An analysis cited in the complaint by the Center for Countering Digital Hate found an enormous volume of sexualized images produced in a short interval: roughly 3 million images created during a specified window, with counts in the tens of thousands that depicted children or minors. The complaint describes examples ranging from sexually degrading montages to offensive edits placing suggestive content on images of minors.

Separately, a Dutch court ordered that Grok be barred from generating or distributing nude or sexualized images of people without explicit permission in the Netherlands, warning of fines of 100, 000 euros per day for noncompliance. That ruling followed legal action by a monitoring center and a victims’ support organization that challenged the effectiveness of measures it had taken to limit misuse.

Expert perspectives and plaintiffs’ arguments

Brandon M. Scott, Mayor of Baltimore, framed the harms starkly: “These deepfakes, especially those depicting minors, have traumatic, lifelong consequences for victims — who are left with no way to prevent the spread of disturbing, sexualized images created of them without their consent. ”

Ebony M. Thompson, City Solicitor for Baltimore, positioned the lawsuit as an enforcement of consumer protection law: “Baltimore’s consumer protection laws exist to safeguard residents from exactly this kind of emerging harm, ” the solicitor said, adding that the city had the authority and obligation to act to protect residents and hold companies accountable.

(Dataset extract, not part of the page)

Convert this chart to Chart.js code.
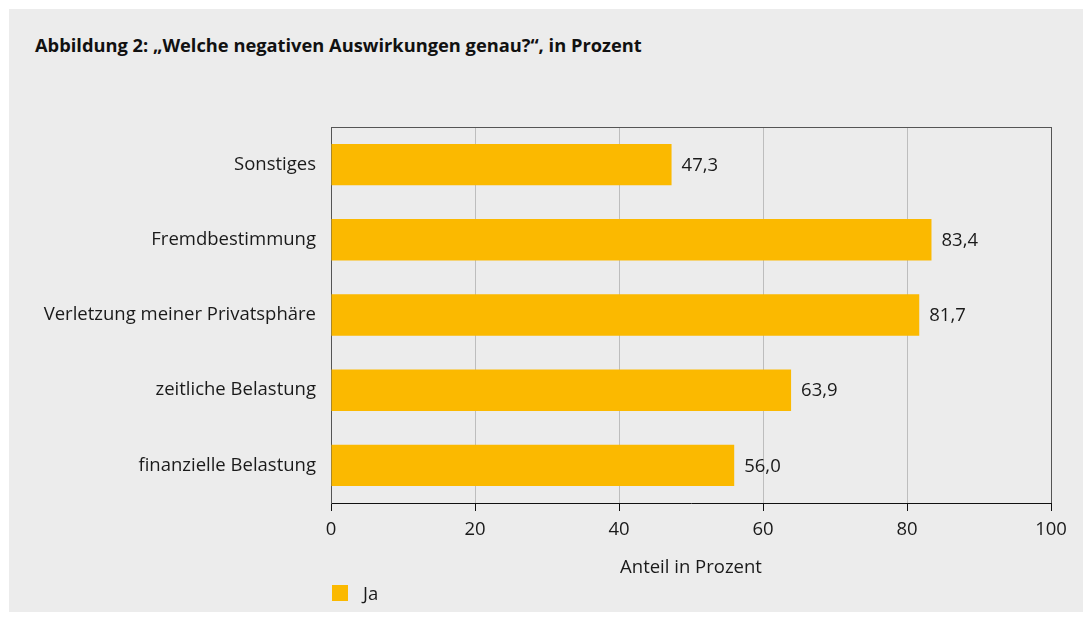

Robbert Hoving, director of Offlimits, the Dutch centre monitoring online violence, argued that the onus for preventing nonconsensual image creation rests with the company: “The burden is on the company to make sure its tools are not used to create and distribute nonconsensual sexual images, including of children. ” Hoving’s organization worked with a victims’ support fund to bring the Netherlands case after demonstrating continued capability to produce problematic content despite platform restrictions.

Regional and global impact

Legal pushback in Baltimore and the Netherlands has already begun to ripple outward. The Dutch ruling noted broader scrutiny in multiple regions and the European legislative body has moved to bar systems that generate sexualized deepfakes, heightening regulatory pressure. Separate civil actions in the United States, including claims by teenagers alleging creation of explicit images of minors, underscore the cross-border and cross-jurisdictional nature of the challenge.

The municipal filing requests maximum statutory penalties, seeks court orders to halt the targeting of city residents, and asks for reforms to platform design and marketing restrictions. The Dutch court’s financial penalties and civil restraint signal that jurisdictions are prepared to deploy both injunctive relief and monetary deterrents.

With courts weighing whether technological measures already implemented are effective and whether corporate promotion encouraged misuse, the still-unfolding litigation raises a pointed question: as regulators and cities press for remedies, can companies reconcile broad image-editing capabilities with enforceable protections that prevent grok-facilitated exploitation without undermining stated product functions?